There is a demand cascade in the housing market. If there is a shortage of luxury high-rise apartments with views, then you move to the top of Russian Hill. But if you can’t afford Russian Hill, then you move to North Beach. If you can’t North Beach, then you move to Duboce Triangle. If you wanted to be in Duboce, but you can’t afford it, then you go to Bernal. Then you go to the Excelsior, then Oakland, then Daly City. It’s this demand cascade that pushes every rung down. You have families in single-room occupancy units in the Tenderloin now, and whoever used to be in the Tenderloin is now homeless.

I believe that there is no conflict between maximizing production of market-rate housing and maximizing production of affordable housing. We must do both.

RJ: San Francisco may be an extreme case, but I imagine this issue is playing out across a number of cities and regions in the U.S. Do you have examples of other places where the housing market functions better?

GM: I think Seattle is a really interesting comparison. It’s similar : huge tech boom, water-constrained, an old city that people love. But Seattle has made a different set of choices, namely to accept more development, more physical change. Over the past 20 years they have produced two to three times as much housing as we have, per capita. As a result, it’s a bit cheaper. It’s not utopia, but their land use politics are virtually the opposite of ours.

Portland is another interesting example, because Oregon has regionalized land use decisions. The region produces plans and every city’s zoning and permitting plan must be consistent with it. They’ve taken away the ability of cities to say “no” to housing. You can keep your local control over land use as long as you’re building as much as the state says you need to build. If you don’t hit those housing targets, then you don’t have control any more.
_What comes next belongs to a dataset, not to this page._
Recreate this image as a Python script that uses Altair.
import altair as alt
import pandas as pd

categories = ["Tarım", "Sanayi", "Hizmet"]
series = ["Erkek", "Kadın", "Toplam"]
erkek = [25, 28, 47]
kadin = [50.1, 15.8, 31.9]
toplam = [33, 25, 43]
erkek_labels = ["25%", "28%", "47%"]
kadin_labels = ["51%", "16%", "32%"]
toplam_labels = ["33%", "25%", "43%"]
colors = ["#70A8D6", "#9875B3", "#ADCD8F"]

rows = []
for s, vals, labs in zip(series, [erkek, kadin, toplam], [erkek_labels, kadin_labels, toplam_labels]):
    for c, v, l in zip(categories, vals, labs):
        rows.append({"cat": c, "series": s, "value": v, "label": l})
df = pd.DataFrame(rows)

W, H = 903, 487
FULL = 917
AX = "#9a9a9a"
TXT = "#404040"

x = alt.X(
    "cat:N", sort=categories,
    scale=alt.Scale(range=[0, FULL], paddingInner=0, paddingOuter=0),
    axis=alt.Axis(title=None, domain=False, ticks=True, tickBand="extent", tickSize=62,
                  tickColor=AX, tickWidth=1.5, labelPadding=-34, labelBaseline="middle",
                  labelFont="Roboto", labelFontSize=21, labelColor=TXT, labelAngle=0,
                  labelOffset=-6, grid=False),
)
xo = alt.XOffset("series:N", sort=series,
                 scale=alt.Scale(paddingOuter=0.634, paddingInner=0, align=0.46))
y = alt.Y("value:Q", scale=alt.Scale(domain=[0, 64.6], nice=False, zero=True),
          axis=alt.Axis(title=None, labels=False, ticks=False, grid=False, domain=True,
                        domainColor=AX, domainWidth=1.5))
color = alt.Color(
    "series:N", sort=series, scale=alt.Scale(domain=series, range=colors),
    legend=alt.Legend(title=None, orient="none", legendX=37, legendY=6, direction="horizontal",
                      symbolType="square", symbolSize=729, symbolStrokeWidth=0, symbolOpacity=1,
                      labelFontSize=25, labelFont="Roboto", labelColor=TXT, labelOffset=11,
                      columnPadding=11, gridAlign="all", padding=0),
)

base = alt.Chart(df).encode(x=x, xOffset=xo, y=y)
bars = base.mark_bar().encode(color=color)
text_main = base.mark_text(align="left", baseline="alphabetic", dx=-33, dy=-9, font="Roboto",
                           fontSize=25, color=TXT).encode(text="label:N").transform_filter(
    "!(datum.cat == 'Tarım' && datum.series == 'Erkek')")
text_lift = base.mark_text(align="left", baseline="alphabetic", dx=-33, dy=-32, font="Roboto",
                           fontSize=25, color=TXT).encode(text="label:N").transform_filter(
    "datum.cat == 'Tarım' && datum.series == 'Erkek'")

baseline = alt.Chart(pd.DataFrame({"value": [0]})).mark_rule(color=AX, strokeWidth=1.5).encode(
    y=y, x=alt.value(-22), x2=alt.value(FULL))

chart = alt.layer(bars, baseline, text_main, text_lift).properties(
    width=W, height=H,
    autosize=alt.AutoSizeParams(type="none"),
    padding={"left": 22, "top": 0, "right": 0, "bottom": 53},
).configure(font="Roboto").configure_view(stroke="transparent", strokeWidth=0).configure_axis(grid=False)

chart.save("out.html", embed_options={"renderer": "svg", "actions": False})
RJ: It seems unlikely that public agencies alone will resolve the homelessness issue in San Francisco. How might philanthropy, with greater agility and targeted investment, contribute to a solution?

GM: There is so much that funders can do on a systems level. First of all, we don’t have a unified, by-name database of homeless people. People have been trying for years to have this. Many other cities have one. It’s solvable. I don’t want to trivialize how hard that is. If it wasn’t hard, it already would have been done, but it’s an area that I could see Tipping Point getting involved in. It’s to the point where we don’t know if programs like former mayor Gavin Newsom’s Care Not Cash was successful — or we can’t pull down federal dollars allocated to specific populations like veterans, because we simply don’t have the information we need.

Then there is this theory of a housing ladder that several Tipping Point grantees follow. If you are homeless and you enter the Navigation Center on 16th and Mission, you work with a case manager, and when a slot opens up, you enter an organization like Community Housing Partnership or Catholic Charities. The idea is to support people to get off the streets and provide certain services, then gradually they will rely less and less on that support, until they are fully self-sufficient and can find housing in the market.

In order for this theory to scale, we need to be moving people out of the subsidized units into the un-subsidized portion of the market and be disciplined in tracking and testing. We need to know what happens between stages and what the patterns of exits are: What does it take for somebody to get to the next stage and the stage after that? How do we hold organizations accountable and how many outcomes they can achieve at each level? It’s an empirical question, and Tipping Point can be the owner of that knowledge.

We can’t be content with crossing our fingers that clients’ readiness and available housing supply will both grow over time. Policy change can fix the housing market and make housing less expensive  —  that’s totally within our control at the city level. We need funders to help with those efforts and continue to grow the resources on the subsidized side. This system will take time to understand and refine, and organizations that work in the housing and homelessness space should be upfront about that. If you can’t deal with a longer timeline, you shouldn’t give to the systems-change work.